→ **PROBLEM REQUIREMENTS**
Copy exactly the lines from the start of the material through the line with "d2d_pairs = [3, 5, 7, 10, 15, 20, 25, 30]". Pictures stay out of the copy.

→ **INFORMATION PROVIDED**
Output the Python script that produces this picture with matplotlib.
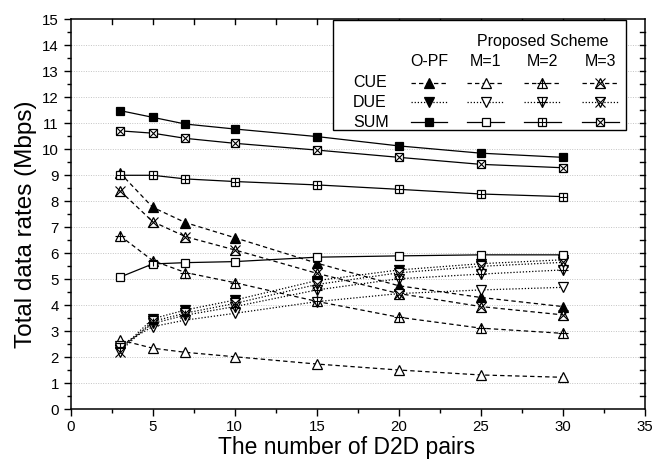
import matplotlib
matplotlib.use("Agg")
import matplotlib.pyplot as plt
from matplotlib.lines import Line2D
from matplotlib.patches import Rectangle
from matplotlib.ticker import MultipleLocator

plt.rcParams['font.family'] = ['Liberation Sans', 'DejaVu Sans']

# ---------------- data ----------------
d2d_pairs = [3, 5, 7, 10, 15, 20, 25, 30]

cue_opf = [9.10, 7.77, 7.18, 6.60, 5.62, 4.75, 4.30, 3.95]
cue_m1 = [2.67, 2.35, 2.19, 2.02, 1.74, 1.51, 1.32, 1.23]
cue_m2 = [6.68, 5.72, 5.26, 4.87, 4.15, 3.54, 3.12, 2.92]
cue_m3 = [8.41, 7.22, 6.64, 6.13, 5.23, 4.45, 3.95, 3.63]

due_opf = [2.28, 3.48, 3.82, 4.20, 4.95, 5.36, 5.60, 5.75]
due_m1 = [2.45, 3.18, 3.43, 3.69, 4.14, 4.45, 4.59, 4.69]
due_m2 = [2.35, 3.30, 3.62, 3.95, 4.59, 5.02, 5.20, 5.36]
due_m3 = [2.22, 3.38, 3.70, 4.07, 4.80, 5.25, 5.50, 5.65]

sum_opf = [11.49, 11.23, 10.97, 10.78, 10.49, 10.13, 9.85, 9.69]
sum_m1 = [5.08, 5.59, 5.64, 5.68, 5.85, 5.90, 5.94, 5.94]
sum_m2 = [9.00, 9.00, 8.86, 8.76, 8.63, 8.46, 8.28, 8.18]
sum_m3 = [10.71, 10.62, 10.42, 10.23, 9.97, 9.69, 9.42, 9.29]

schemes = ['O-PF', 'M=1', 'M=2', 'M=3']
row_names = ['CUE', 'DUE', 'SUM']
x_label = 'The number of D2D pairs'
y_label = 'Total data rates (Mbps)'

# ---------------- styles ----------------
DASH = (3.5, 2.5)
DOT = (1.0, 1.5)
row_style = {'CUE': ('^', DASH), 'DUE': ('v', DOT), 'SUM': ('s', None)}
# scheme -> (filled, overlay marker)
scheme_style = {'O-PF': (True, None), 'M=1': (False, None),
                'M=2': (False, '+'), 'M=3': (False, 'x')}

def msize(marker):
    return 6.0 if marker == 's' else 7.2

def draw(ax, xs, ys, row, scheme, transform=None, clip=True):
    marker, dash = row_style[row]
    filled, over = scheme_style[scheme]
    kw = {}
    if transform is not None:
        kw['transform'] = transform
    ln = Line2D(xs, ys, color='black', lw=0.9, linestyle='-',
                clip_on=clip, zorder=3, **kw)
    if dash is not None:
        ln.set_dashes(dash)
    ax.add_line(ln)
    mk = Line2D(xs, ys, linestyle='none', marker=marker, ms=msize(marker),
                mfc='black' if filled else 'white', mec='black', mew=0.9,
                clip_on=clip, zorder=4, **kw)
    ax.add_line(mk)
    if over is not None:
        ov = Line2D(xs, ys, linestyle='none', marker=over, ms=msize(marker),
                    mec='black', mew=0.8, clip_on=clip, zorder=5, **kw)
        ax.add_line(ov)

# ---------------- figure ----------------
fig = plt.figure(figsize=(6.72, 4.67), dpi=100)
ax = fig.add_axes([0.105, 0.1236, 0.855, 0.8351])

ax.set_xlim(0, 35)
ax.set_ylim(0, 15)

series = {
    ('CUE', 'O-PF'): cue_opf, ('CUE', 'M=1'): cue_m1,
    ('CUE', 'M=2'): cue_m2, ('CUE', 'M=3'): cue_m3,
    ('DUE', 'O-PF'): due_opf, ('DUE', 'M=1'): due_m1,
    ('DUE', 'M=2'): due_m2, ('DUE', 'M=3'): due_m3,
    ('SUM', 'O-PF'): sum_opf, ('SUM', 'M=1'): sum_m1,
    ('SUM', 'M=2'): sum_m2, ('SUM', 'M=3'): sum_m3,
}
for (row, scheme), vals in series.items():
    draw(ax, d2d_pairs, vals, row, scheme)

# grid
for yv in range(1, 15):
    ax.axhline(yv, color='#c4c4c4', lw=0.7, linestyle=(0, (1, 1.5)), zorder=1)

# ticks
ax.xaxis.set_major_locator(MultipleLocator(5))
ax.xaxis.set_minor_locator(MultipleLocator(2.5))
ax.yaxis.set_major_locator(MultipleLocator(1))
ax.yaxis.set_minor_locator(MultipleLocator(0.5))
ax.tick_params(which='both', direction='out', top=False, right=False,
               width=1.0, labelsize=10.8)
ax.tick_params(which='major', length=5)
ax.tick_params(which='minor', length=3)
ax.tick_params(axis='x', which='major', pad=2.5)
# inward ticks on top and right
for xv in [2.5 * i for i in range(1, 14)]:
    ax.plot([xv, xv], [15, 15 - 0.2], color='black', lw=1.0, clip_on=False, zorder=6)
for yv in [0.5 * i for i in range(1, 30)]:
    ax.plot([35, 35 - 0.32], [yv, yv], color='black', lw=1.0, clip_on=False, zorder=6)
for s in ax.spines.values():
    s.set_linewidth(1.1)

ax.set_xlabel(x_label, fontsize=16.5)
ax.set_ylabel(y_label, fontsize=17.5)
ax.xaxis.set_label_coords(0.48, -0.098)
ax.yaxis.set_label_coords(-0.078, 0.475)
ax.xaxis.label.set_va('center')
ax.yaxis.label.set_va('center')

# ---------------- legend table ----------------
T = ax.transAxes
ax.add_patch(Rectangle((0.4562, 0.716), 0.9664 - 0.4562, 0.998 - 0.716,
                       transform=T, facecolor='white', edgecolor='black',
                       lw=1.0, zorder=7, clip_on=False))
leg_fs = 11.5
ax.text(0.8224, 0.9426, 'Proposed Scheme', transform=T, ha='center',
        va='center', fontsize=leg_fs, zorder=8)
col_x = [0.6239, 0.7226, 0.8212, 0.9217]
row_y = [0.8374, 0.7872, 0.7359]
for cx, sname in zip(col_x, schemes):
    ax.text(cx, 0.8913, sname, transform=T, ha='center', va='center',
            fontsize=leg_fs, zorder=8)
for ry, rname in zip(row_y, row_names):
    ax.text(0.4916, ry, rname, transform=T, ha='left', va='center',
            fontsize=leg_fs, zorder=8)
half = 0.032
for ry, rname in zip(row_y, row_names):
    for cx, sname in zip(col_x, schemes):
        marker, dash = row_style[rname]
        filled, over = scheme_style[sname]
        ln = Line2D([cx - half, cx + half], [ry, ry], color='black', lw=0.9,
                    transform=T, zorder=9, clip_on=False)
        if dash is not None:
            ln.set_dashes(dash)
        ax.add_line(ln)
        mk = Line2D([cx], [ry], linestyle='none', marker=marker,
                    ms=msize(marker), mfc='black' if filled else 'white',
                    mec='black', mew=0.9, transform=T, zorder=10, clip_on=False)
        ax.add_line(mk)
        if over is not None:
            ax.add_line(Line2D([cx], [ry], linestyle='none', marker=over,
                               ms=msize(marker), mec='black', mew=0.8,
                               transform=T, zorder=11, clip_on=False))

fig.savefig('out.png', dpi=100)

→ **FINAL RESULT**
Output the Python script that produces this picture with matplotlib.
import matplotlib
matplotlib.use("Agg")
import matplotlib.pyplot as plt
from matplotlib.lines import Line2D
from matplotlib.patches import Rectangle
from matplotlib.ticker import MultipleLocator

plt.rcParams['font.family'] = ['Liberation Sans', 'DejaVu Sans']

# ---------------- data ----------------
d2d_pairs = [3, 5, 7, 10, 15, 20, 25, 30]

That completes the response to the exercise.